The exercise
Write out the data below in full, unchanged, minus the images.

Recorded information
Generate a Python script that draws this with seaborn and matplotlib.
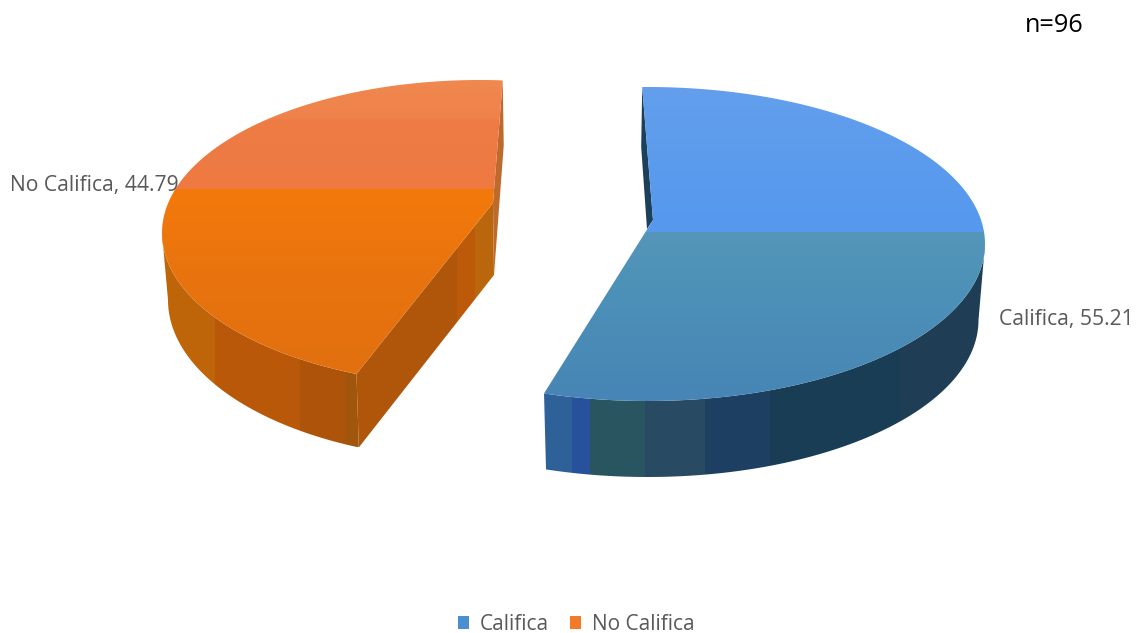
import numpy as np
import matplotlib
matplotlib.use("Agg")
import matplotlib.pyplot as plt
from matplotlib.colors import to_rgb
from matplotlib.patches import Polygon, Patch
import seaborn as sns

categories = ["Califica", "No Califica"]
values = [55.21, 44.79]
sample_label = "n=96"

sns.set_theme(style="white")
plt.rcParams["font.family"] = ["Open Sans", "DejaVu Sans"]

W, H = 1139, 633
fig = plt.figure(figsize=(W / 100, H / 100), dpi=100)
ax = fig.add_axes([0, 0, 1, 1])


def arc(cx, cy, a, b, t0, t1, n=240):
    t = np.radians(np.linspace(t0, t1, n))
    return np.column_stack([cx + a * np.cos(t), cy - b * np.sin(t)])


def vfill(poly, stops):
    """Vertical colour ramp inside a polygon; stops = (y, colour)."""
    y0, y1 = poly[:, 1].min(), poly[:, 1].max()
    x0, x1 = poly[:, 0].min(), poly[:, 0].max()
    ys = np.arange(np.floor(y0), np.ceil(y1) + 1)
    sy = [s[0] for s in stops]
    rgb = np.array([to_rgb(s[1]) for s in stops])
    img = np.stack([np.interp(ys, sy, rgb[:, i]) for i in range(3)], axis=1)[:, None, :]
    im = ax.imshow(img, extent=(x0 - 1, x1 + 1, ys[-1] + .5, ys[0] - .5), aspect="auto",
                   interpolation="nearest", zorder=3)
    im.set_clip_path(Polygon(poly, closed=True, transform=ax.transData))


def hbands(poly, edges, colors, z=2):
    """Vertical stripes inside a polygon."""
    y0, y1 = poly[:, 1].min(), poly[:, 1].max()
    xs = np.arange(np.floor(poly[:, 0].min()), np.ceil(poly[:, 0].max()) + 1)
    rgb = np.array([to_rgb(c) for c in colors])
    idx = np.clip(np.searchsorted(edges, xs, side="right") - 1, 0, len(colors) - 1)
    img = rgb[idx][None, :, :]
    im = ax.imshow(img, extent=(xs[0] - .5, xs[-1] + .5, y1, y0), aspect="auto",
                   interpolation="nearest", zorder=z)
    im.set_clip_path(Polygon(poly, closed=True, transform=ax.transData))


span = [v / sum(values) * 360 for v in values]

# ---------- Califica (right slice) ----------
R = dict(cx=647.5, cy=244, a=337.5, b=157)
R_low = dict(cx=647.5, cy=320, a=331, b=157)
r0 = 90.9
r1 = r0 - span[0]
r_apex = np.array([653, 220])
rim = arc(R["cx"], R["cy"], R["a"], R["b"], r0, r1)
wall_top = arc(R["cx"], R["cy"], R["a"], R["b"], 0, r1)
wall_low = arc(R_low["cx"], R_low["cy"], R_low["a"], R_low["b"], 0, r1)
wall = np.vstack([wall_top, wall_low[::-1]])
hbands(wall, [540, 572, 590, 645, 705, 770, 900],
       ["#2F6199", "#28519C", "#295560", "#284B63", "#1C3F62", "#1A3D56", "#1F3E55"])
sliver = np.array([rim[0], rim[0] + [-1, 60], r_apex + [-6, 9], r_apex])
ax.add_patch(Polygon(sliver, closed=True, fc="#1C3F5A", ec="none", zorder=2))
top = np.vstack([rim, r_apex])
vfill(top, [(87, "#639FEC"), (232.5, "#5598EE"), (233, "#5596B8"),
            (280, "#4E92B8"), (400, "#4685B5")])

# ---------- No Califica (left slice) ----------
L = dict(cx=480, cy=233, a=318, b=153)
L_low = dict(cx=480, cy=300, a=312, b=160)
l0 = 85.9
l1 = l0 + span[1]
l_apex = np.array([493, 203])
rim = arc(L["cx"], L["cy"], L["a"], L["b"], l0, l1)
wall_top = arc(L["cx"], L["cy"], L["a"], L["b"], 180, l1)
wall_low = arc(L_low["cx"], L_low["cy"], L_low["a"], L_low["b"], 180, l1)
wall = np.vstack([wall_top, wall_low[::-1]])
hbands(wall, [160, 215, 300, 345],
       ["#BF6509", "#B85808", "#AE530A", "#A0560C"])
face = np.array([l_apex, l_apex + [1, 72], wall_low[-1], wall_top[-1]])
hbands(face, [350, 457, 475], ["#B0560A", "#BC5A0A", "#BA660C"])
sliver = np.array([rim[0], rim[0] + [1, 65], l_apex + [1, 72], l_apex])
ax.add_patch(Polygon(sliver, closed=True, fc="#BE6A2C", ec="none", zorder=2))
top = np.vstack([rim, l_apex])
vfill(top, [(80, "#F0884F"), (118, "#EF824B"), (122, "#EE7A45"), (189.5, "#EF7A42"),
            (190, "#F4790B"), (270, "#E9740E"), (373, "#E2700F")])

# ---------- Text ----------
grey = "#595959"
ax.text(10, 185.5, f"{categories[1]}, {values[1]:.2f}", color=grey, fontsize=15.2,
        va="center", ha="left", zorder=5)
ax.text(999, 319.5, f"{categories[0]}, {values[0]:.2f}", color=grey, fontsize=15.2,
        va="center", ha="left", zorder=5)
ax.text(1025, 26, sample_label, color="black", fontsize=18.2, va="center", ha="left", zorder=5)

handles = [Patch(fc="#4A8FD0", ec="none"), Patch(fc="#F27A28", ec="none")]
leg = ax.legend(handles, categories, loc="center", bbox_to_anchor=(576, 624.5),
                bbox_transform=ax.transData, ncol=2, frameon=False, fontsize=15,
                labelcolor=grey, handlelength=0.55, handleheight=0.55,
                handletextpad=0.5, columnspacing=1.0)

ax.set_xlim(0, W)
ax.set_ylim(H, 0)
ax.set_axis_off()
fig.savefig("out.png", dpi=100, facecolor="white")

Solution for this exercise
Generate a Python script that draws this with seaborn and matplotlib.
import numpy as np
import matplotlib
matplotlib.use("Agg")
import matplotlib.pyplot as plt
from matplotlib.colors import to_rgb
from matplotlib.patches import Polygon, Patch
import seaborn as sns

categories = ["Califica", "No Califica"]
values = [55.21, 44.79]
sample_label = "n=96"

sns.set_theme(style="white")
plt.rcParams["font.family"] = ["Open Sans", "DejaVu Sans"]

W, H = 1139, 633
fig = plt.figure(figsize=(W / 100, H / 100), dpi=100)
ax = fig.add_axes([0, 0, 1, 1])


def arc(cx, cy, a, b, t0, t1, n=240):
    t = np.radians(np.linspace(t0, t1, n))
    return np.column_stack([cx + a * np.cos(t), cy - b * np.sin(t)])


def vfill(poly, stops):
    """Vertical colour ramp inside a polygon; stops = (y, colour)."""
    y0, y1 = poly[:, 1].min(), poly[:, 1].max()
    x0, x1 = poly[:, 0].min(), poly[:, 0].max()
    ys = np.arange(np.floor(y0), np.ceil(y1) + 1)
    sy = [s[0] for s in stops]
    rgb = np.array([to_rgb(s[1]) for s in stops])
    img = np.stack([np.interp(ys, sy, rgb[:, i]) for i in range(3)], axis=1)[:, None, :]
    im = ax.imshow(img, extent=(x0 - 1, x1 + 1, ys[-1] + .5, ys[0] - .5), aspect="auto",
                   interpolation="nearest", zorder=3)
    im.set_clip_path(Polygon(poly, closed=True, transform=ax.transData))


def hbands(poly, edges, colors, z=2):
    """Vertical stripes inside a polygon."""
    y0, y1 = poly[:, 1].min(), poly[:, 1].max()
    xs = np.arange(np.floor(poly[:, 0].min()), np.ceil(poly[:, 0].max()) + 1)
    rgb = np.array([to_rgb(c) for c in colors])
    idx = np.clip(np.searchsorted(edges, xs, side="right") - 1, 0, len(colors) - 1)
    img = rgb[idx][None, :, :]
    im = ax.imshow(img, extent=(xs[0] - .5, xs[-1] + .5, y1, y0), aspect="auto",
                   interpolation="nearest", zorder=z)
    im.set_clip_path(Polygon(poly, closed=True, transform=ax.transData))


span = [v / sum(values) * 360 for v in values]

# ---------- Califica (right slice) ----------
R = dict(cx=647.5, cy=244, a=337.5, b=157)
R_low = dict(cx=647.5, cy=320, a=331, b=157)
r0 = 90.9
r1 = r0 - span[0]
r_apex = np.array([653, 220])
rim = arc(R["cx"], R["cy"], R["a"], R["b"], r0, r1)
wall_top = arc(R["cx"], R["cy"], R["a"], R["b"], 0, r1)
wall_low = arc(R_low["cx"], R_low["cy"], R_low["a"], R_low["b"], 0, r1)
wall = np.vstack([wall_top, wall_low[::-1]])
hbands(wall, [540, 572, 590, 645, 705, 770, 900],
       ["#2F6199", "#28519C", "#295560", "#284B63", "#1C3F62", "#1A3D56", "#1F3E55"])
sliver = np.array([rim[0], rim[0] + [-1, 60], r_apex + [-6, 9], r_apex])
ax.add_patch(Polygon(sliver, closed=True, fc="#1C3F5A", ec="none", zorder=2))
top = np.vstack([rim, r_apex])
vfill(top, [(87, "#639FEC"), (232.5, "#5598EE"), (233, "#5596B8"),
            (280, "#4E92B8"), (400, "#4685B5")])

# ---------- No Califica (left slice) ----------
L = dict(cx=480, cy=233, a=318, b=153)
L_low = dict(cx=480, cy=300, a=312, b=160)
l0 = 85.9
l1 = l0 + span[1]
l_apex = np.array([493, 203])
rim = arc(L["cx"], L["cy"], L["a"], L["b"], l0, l1)
wall_top = arc(L["cx"], L["cy"], L["a"], L["b"], 180, l1)
wall_low = arc(L_low["cx"], L_low["cy"], L_low["a"], L_low["b"], 180, l1)
wall = np.vstack([wall_top, wall_low[::-1]])
hbands(wall, [160, 215, 300, 345],
       ["#BF6509", "#B85808", "#AE530A", "#A0560C"])
face = np.array([l_apex, l_apex + [1, 72], wall_low[-1], wall_top[-1]])
hbands(face, [350, 457, 475], ["#B0560A", "#BC5A0A", "#BA660C"])
sliver = np.array([rim[0], rim[0] + [1, 65], l_apex + [1, 72], l_apex])
ax.add_patch(Polygon(sliver, closed=True, fc="#BE6A2C", ec="none", zorder=2))
top = np.vstack([rim, l_apex])
vfill(top, [(80, "#F0884F"), (118, "#EF824B"), (122, "#EE7A45"), (189.5, "#EF7A42"),
            (190, "#F4790B"), (270, "#E9740E"), (373, "#E2700F")])

# ---------- Text ----------
grey = "#595959"
ax.text(10, 185.5, f"{categories[1]}, {values[1]:.2f}", color=grey, fontsize=15.2,
        va="center", ha="left", zorder=5)
ax.text(999, 319.5, f"{categories[0]}, {values[0]:.2f}", color=grey, fontsize=15.2,
        va="center", ha="left", zorder=5)
ax.text(1025, 26, sample_label, color="black", fontsize=18.2, va="center", ha="left", zorder=5)

handles = [Patch(fc="#4A8FD0", ec="none"), Patch(fc="#F27A28", ec="none")]
leg = ax.legend(handles, categories, loc="center", bbox_to_anchor=(576, 624.5),
                bbox_transform=ax.transData, ncol=2, frameon=False, fontsize=15,
                labelcolor=grey, handlelength=0.55, handleheight=0.55,
                handletextpad=0.5, columnspacing=1.0)

ax.set_xlim(0, W)
ax.set_ylim(H, 0)
ax.set_axis_off()
fig.savefig("out.png", dpi=100, facecolor="white")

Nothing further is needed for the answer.